Les années 1968-1969 ont connu leurs lots de manifestations au Québec, ayant comme enjeux, entre autres, des débats sur les langues, débats que l’écrivain Pierre Godin a qualifié de « Poudrière linguistique » dans son ouvrage rédigé en 1990 portant sur l’implantation des premières lois linguistiques au Québec.
- La crise de St-Léonard, les projets de loi 85 et 88, la loi 63
Outre les manifestations survenues à St-Léonard se rapportant aux désirs d’une majorité de citoyens italophones d’envoyer leurs enfants à l’école anglaise; outre la présentation du projet de loi 85 qui avait pour objectif de promouvoir la langue française au Québec, mais qui en fait, laissait le libre-choix aux immigrants d’envoyer leurs enfants à l’école anglaise ou française; outre le débat de la loi 63 qui consacrait les principes du projet de loi 85, les étudiants francophones se désespéraient de fréquenter l’une ou l’autre université francophone du Québec (les universités de Montréal, de Laval et de Sherbrooke) faute de places.
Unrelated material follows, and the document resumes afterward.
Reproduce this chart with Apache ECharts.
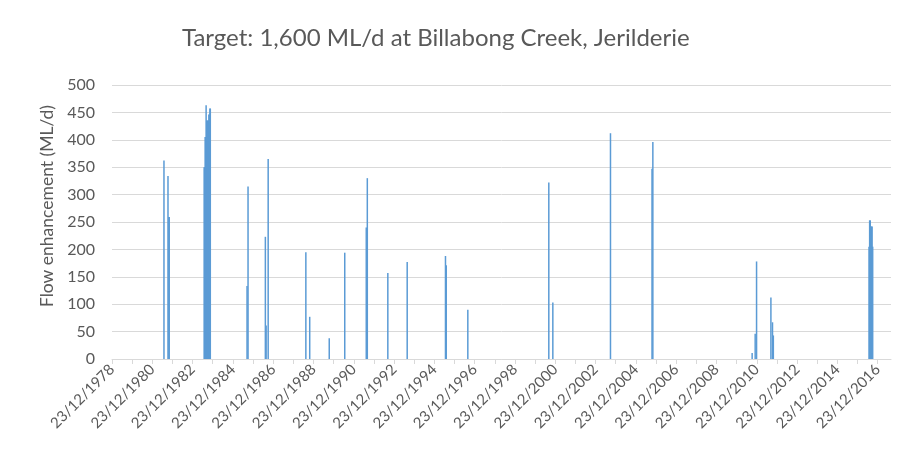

Cette situation pourrait être qualifié de rocambolesque étant donné que les anglophones ne constituaient alors que 18% de la population du Québec, alors que 42% de ses étudiants accédaient à l’une ou l’autre des universités anglophones de McGill, Loyola, Sir George Williams et Bishop.
- La création des CEGEP
Ajoutons à cela que la création du réseau des CEGEP en 1967 avait permis à des milliers de francophones québécois d’espérer accéder aux études universitaires, mais voilà que les places allaient manquer encore plus avec l’arrivée de 100 000 cégépiens qui frappaient aux portes des universités! La promesse de créer le réseau de l’Université du Québec fin 1968 semblait beaucoup trop éloignée des espoirs des finissants étant donné les délais anticiper pour la construction et la mise en place de cette superstructure.
- L’université McGill et les francophones
L’université McGill ne comptait dans ses rangs que 7% d’étudiants francophones. Ce fut l’occasion pour les étudiants et les groupes syndicaux et nationalistes de revendiquer l’augmentation du nombre d’admissions des étudiants francophones. Des leaders anglophones dont le chargé de cours à McGill, Stanley Gray, furent même aux avant-postes pour réclamer ce principe, tout en réclamant l’augmentation du nombre de professeurs et d’administrateurs francophones. Leurs doléances ne furent pas entendues par l’administration de l’université. Le renvoie de Stanley Gray provoqua un fort mécontentement qui allait dégénérer en une manifestation monstre.
- La manifestation du 28 mars 1969
Les étudiants des CEGEP de la province ainsi que ceux de l’université de Montréal se mobilisèrent dans l’organisation d’une grande manifestation le 28 mars 1969, la plus importante depuis la Seconde Guerre mondiale. Des affiches et des tracts furent publiés un peu partout portant le slogan de « McGill français ». Le nombre de manifestants a été estimé à environ 10 000 personnes dans les rues de Montréal. Le tout s’étant déroulé pacifiquement jusqu’à que ce des contremanifestants injurient les manifestants. La police, ayant été prévenu de possibles échauffourées, réussit à les disperser.
Les administrateurs de l’université McGill réagirent en promettant d’augmenter le pourcentage d’étudiants et de professeurs francophones dans son établissement. Sur son site web visité en 2024, soit 55 ans après la manifestation McGill-français, l’administration souligne que 20% des étudiants sont francophones et qu’ils peuvent remettre leurs travaux en français. Quelle conclusion faut-il en tirer?